Tuban, Ronggolawe News — Pengelolaan Program Makan Bergizi Gratis (MBG) kembali mendapat sorotan tajam. Kali ini dari Ombudsman RI, yang mendeteksi adanya afiliasi sejumlah yayasan pelaksana Dapur SPPG dengan jejaring politik hingga politisi partai, sebuah temuan yang dinilai berpotensi menggeser fokus program dari kepentingan gizi publik ke kepentingan sempit dan kekuasaan.
Ketua Ombudsman RI, Mokhamad Najib, menyampaikan bahwa temuan ini bukan sekadar isu minor, melainkan indikasi konflik kepentingan sistemik dalam penyelenggaraan program gizi nasional berskala raksasa tersebut.
“Kajian Ombudsman mengidentifikasi potensi afiliasi sejumlah yayasan dengan jejaring politik yang berisiko menimbulkan konflik kepentingan, serta membuka peluang penyalahgunaan wewenang,” ujarnya, Rabu (1/10/2025).
Meski Ombudsman tidak menyebut nama yayasan maupun daerah secara spesifik, sinyal ini sudah cukup menggambarkan bahwa persoalan fondasional sedang terjadi di balik urusan dapur MBG.
Carut-Marut Seleksi Mitra: 9.632 Yayasan Menggantung, UMKM Gigit Jari
Proses penetapan mitra yayasan dan Satuan Pelayanan Pemenuhan Gizi (SPPG) disebut menjadi sumber masalah.
Dari 60.500 yayasan yang mendaftar, masih ada 9.632 yayasan yang hingga kini “dirumahkan tanpa kepastian”.
Sebagian dari mereka bahkan sudah membangun dapur dengan modal sendiri, namun tertahan tanpa kejelasan verifikasi.
Di saat yang sama, Ombudsman menyoroti bahwa dapur-dapur yang tidak memiliki jejaring politik justru kesulitan masuk proses verifikasi, sementara beberapa yayasan dengan afiliasi kuat lebih cepat memperoleh akses.
Risiko Paling Berbahaya: Dari Distorsi Program Hingga Maladministrasi Struktural
Najib menilai bahwa tanpa pengawasan kuat, situasi ini dapat berujung pada maladministrasi struktural yang menghambat efektivitas program MBG secara nasional.
“Jika tidak diantisipasi sejak dini dengan regulasi jelas, mekanisme seleksi dapur transparan, serta pengawasan independen, kondisi ini bisa melahirkan maladministrasi struktural,” tegasnya.
Hal ini dapat menggeser orientasi MBG dari program perbaikan gizi menjadi arena politik dan bisnis.

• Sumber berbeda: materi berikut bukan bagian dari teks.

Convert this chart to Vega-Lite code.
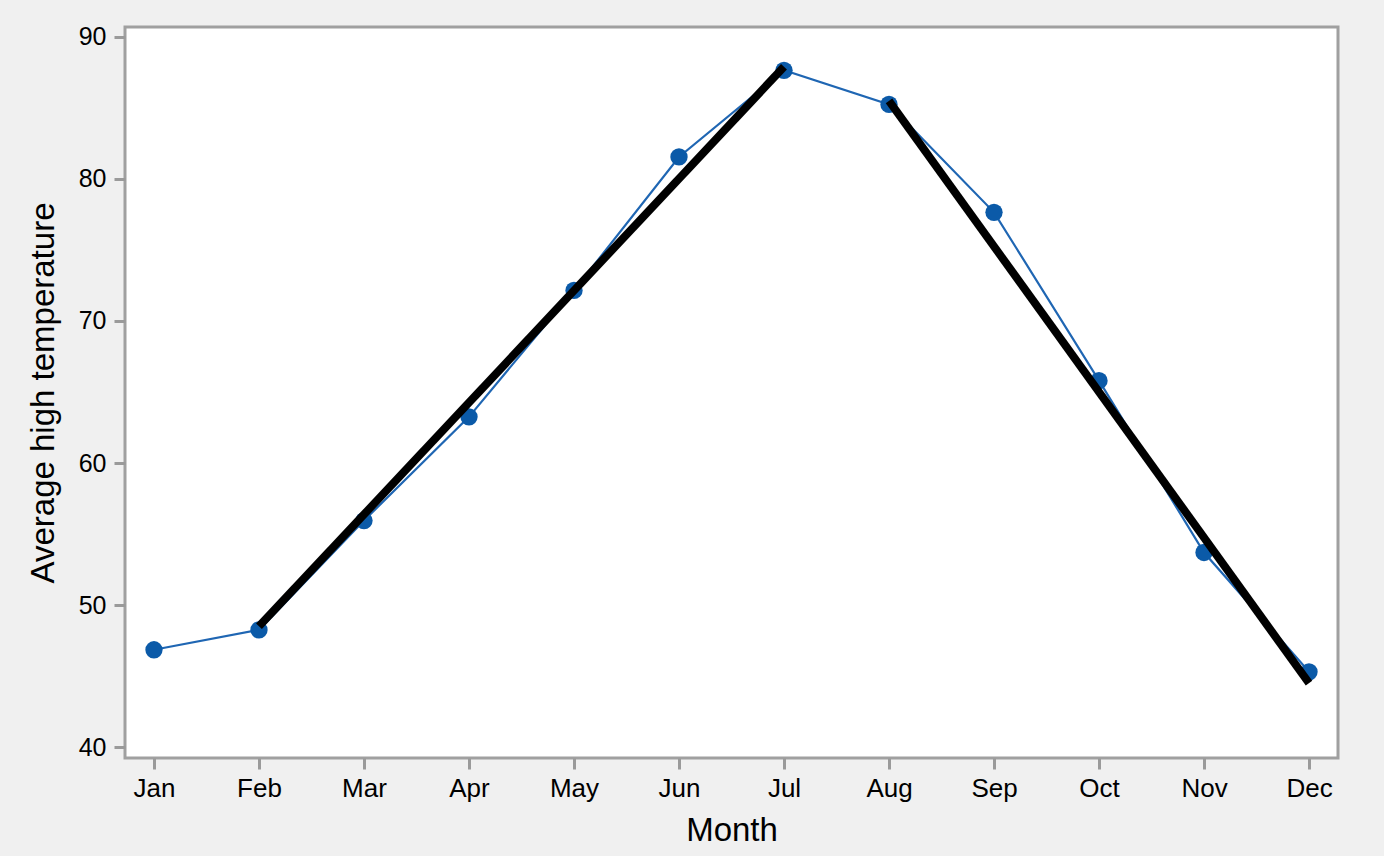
{
  "$schema": "https://vega.github.io/schema/vega-lite/v6.json",
  "autosize": {"type": "none"},
  "width": 1213,
  "height": 731,
  "padding": {"left": 125, "top": 27, "right": 46, "bottom": 98},
  "background": "#f0f0f0",
  "config": {
    "font": "Liberation Sans",
    "view": {"fill": "#ffffff", "stroke": "#a0a0a0", "strokeWidth": 3},
    "axis": {
      "domain": false,
      "grid": false,
      "tickColor": "#9a9a9a",
      "tickWidth": 3,
      "tickSize": 11,
      "labelFont": "Liberation Sans",
      "labelColor": "#000000",
      "titleFont": "Liberation Sans",
      "titleFontSize": 33,
      "titleFontWeight": "normal",
      "titleColor": "#000000"
    }
  },
  "datasets": {
    "temps": [
      {"month": "Jan", "temp": 46.85},
      {"month": "Feb", "temp": 48.25},
      {"month": "Mar", "temp": 55.95},
      {"month": "Apr", "temp": 63.25},
      {"month": "May", "temp": 72.15},
      {"month": "Jun", "temp": 81.55},
      {"month": "Jul", "temp": 87.65},
      {"month": "Aug", "temp": 85.25},
      {"month": "Sep", "temp": 77.65},
      {"month": "Oct", "temp": 65.8},
      {"month": "Nov", "temp": 53.7},
      {"month": "Dec", "temp": 45.3}
    ],
    "trend": [
      {"segment": "rise", "month": "Feb", "temp": 48.5},
      {"segment": "rise", "month": "Jul", "temp": 87.9},
      {"segment": "fall", "month": "Aug", "temp": 85.5},
      {"segment": "fall", "month": "Dec", "temp": 44.5}
    ]
  },
  "encoding": {
    "x": {
      "field": "month",
      "type": "nominal",
      "sort": ["Jan", "Feb", "Mar", "Apr", "May", "Jun", "Jul", "Aug", "Sep", "Oct", "Nov", "Dec"],
      "scale": {"type": "point", "padding": 0.276},
      "axis": {"title": "Month", "labelAngle": 0, "labelFontSize": 26, "labelPadding": 6, "titlePadding": 13}
    },
    "y": {
      "field": "temp",
      "type": "quantitative",
      "scale": {"domain": [39.23, 90.7], "nice": false, "zero": false},
      "axis": {"title": "Average high temperature", "values": [40, 50, 60, 70, 80, 90], "labelFontSize": 25, "labelPadding": 8, "titlePadding": 18}
    }
  },
  "layer": [
    {
      "data": {"name": "temps"},
      "mark": {"type": "line", "color": "#1f66b3", "strokeWidth": 2.2}
    },
    {
      "data": {"name": "temps"},
      "mark": {"type": "point", "filled": true, "color": "#0b5aa8", "opacity": 1, "size": 300}
    },
    {
      "data": {"name": "trend"},
      "mark": {"type": "line", "color": "#000000", "strokeWidth": 8, "strokeCap": "butt"},
      "encoding": {"detail": {"field": "segment", "type": "nominal"}}
    }
  ]
}
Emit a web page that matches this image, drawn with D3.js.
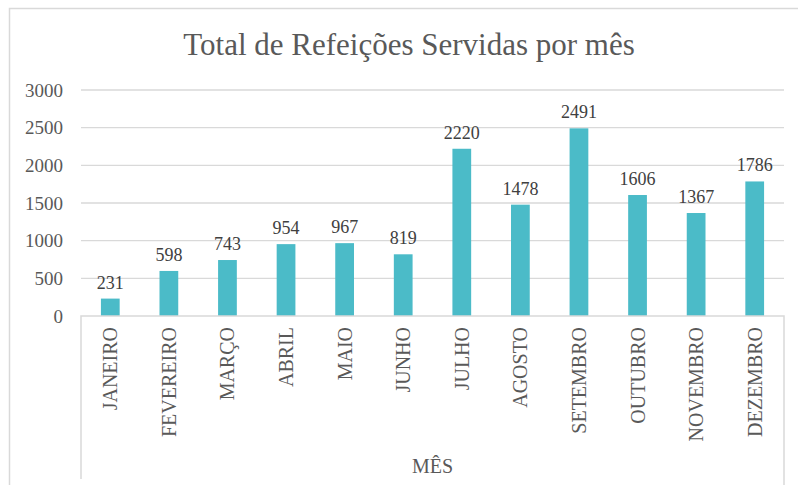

Delapan Masalah Utama Versi Ombudsman: Peta Kegentingan MBG
Kajian Ombudsman RI merinci delapan persoalan besar dalam pelaksanaan MBG:
- Kesenjangan antara target dan realisasi.
- Kasus keracunan massal di sejumlah daerah.

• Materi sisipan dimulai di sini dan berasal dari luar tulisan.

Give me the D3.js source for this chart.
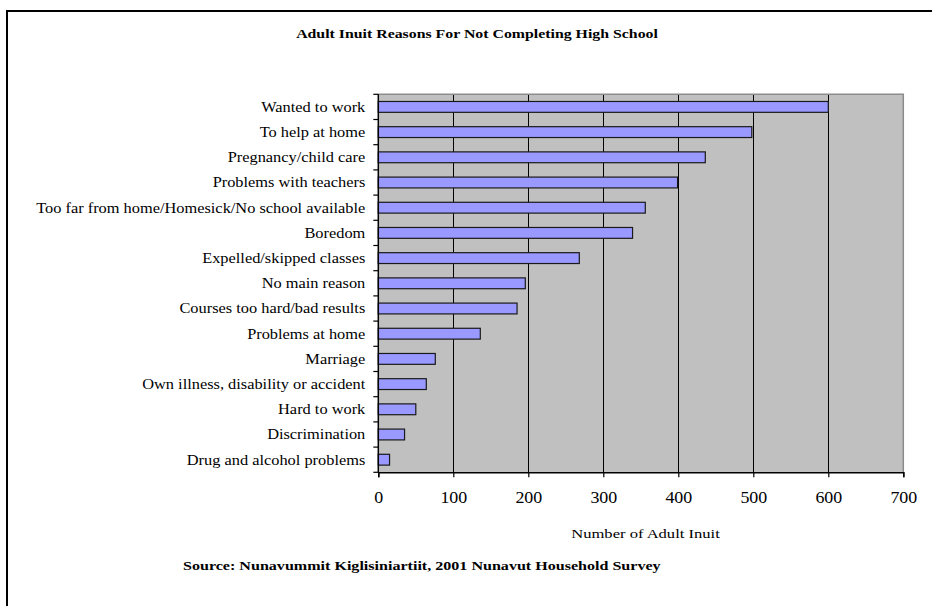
<!DOCTYPE html>
<html>
<head>
    <meta charset="utf-8">
    <title>Adult Inuit Reasons</title>
    <script type="text/javascript" src="https://cdn.jsdelivr.net/npm/d3@7/dist/d3.min.js"></script>
    <style>
        body { margin: 0; background: #fff; }
        text { font-family: "Liberation Serif", "Times New Roman", serif; fill: #000; }
    </style>
</head>
<body>
<script type="text/javascript">
// data
let reasons = [
    'Wanted to work',
    'To help at home',
    'Pregnancy/child care',
    'Problems with teachers',
    'Too far from home/Homesick/No school available',
    'Boredom',
    'Expelled/skipped classes',
    'No main reason',
    'Courses too hard/bad results',
    'Problems at home',
    'Marriage',
    'Own illness, disability or accident',
    'Hard to work',
    'Discrimination',
    'Drug and alcohol problems'
]
let counts = [600, 498, 436, 399, 356, 339, 268, 196, 185, 136, 76, 64, 50, 35, 15]
let xTicks = [0, 100, 200, 300, 400, 500, 600, 700]

let chartTitle = 'Adult Inuit Reasons For Not Completing High School'
let xTitle = 'Number of Adult Inuit'
let sourceNote = 'Source: Nunavummit Kiglisiniartiit, 2001 Nunavut Household Survey'

let width = 932,
    height = 606,
    plot = {left: 378.3, right: 903.3, top: 94.3, bottom: 472.3}

let svg = d3.select('body').append('svg')
    .attr('width', width)
    .attr('height', height)

// outer frame, runs off the right and bottom of the picture
svg.append('rect')
    .attr('x', 7).attr('y', 11)
    .attr('width', 1000).attr('height', 1000)
    .attr('fill', 'none')
    .attr('stroke', '#000')
    .attr('stroke-width', 2)

let x = d3.scaleLinear()
    .domain([0, 700])
    .range([plot.left, plot.right])

let y = d3.scaleBand()
    .domain(reasons)
    .range([plot.top, plot.bottom])
    .paddingInner(0.57)
    .paddingOuter(0.285)

// grey plot area
svg.append('rect')
    .attr('x', plot.left).attr('y', plot.top)
    .attr('width', plot.right - plot.left)
    .attr('height', plot.bottom - plot.top)
    .attr('fill', '#c0c0c0')

// vertical gridlines
svg.append('g')
    .selectAll('line')
    .data(xTicks.slice(1, -1))
    .join('line')
    .attr('x1', d => Math.round(x(d)) + 0.5)
    .attr('x2', d => Math.round(x(d)) + 0.5)
    .attr('y1', plot.top)
    .attr('y2', plot.bottom)
    .attr('stroke', '#000')
    .attr('stroke-width', 1)

// grey border top & right
svg.append('path')
    .attr('d', `M${plot.left},${plot.top}H${plot.right}V${plot.bottom}`)
    .attr('fill', 'none')
    .attr('stroke', '#8c8c8c')
    .attr('stroke-width', 1.5)

// bars
svg.append('g')
    .selectAll('rect')
    .data(counts)
    .join('rect')
    .attr('x', x(0))
    .attr('y', (d, i) => y(reasons[i]))
    .attr('width', d => x(d) - x(0))
    .attr('height', y.bandwidth())
    .attr('fill', '#9999ff')
    .attr('stroke', '#1a1a1a')
    .attr('stroke-width', 1.2)

// left axis: line + category ticks at band edges
let bandEdges = reasons.map(r => y(r) - y.step() * y.paddingInner() / 2)
bandEdges.push(plot.bottom)
let yAxis = svg.append('g')
yAxis.append('line')
    .attr('x1', plot.left).attr('x2', plot.left)
    .attr('y1', plot.top).attr('y2', plot.bottom)
    .attr('stroke', '#000').attr('stroke-width', 1.5)
yAxis.selectAll('line.tick')
    .data(bandEdges)
    .join('line')
    .classed('tick', true)
    .attr('x1', plot.left - 5).attr('x2', plot.left)
    .attr('y1', d => d).attr('y2', d => d)
    .attr('stroke', '#000').attr('stroke-width', 1.2)

yAxis.selectAll('text')
    .data(reasons)
    .join('text')
    .attr('transform', d => `translate(${plot.left - 13},${y(d) + y.bandwidth() / 2 + 4.8}) scale(1.17,1)`)
    .attr('text-anchor', 'end')
    .style('font-size', '14px')
    .text(d => d)

// bottom axis
let xAxis = d3.axisBottom(x)
    .tickValues(xTicks)
    .tickSize(5)
    .tickPadding(14)
    .tickFormat(d3.format('d'))

let gx = svg.append('g')
    .attr('transform', `translate(0,${plot.bottom})`)
    .call(xAxis)
gx.select('.domain').attr('stroke', '#000').attr('stroke-width', 1.5)
gx.selectAll('.tick line').attr('stroke', '#000').attr('stroke-width', 1.2)
gx.selectAll('.tick text')
    .attr('fill', '#000')
    .attr('font-family', null)
    .attr('font-size', null)
    .style('font-size', '16px')
    .attr('transform', 'scale(1.12,1)')

// titles
svg.append('text')
    .attr('transform', `translate(477,38) scale(1.32,1)`)
    .attr('text-anchor', 'middle')
    .style('font-size', '12px')
    .style('font-weight', 'bold')
    .text(chartTitle)

svg.append('text')
    .attr('transform', `translate(645.5,538) scale(1.38,1)`)
    .attr('text-anchor', 'middle')
    .style('font-size', '12px')
    .text(xTitle)

svg.append('text')
    .attr('transform', `translate(183,570) scale(1.34,1)`)
    .attr('text-anchor', 'start')
    .style('font-size', '12px')
    .style('font-weight', 'bold')
    .text(sourceNote)
</script>
</body>
</html>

- Penetapan mitra yayasan & SPPG tidak transparan, rentan intervensi politik.
- Keterbatasan SDM, keterlambatan honor, dan beban berlebih relawan dapur.
- Mutu bahan baku tidak sesuai standar, belum ada AQL yang tegas.
- Standar pengolahan makanan tak konsisten, rawan kontaminasi.
- Distribusi makanan tidak tertib, guru dibebani, dan sekolah ditekan MoU sepihak.
- Pengawasan tidak terintegrasi, reaktif, dan belum berbasis data.
Ronggolawe News Catat: Alarm Kegagalan Tata Kelola Sudah Menyala
Temuan Ombudsman menjadi alarm keras bahwa tata kelola MBG berada dalam ancaman intervensi kepentingan elit, bukan lagi persoalan teknis dapur.
Transparansi seleksi yayasan, audit independen, serta pemutusan rantai politik dalam dapur MBG menjadi keharusan esensial agar program ini tidak bergeser menjadi industri baru yang dikuasai kelompok tertentu.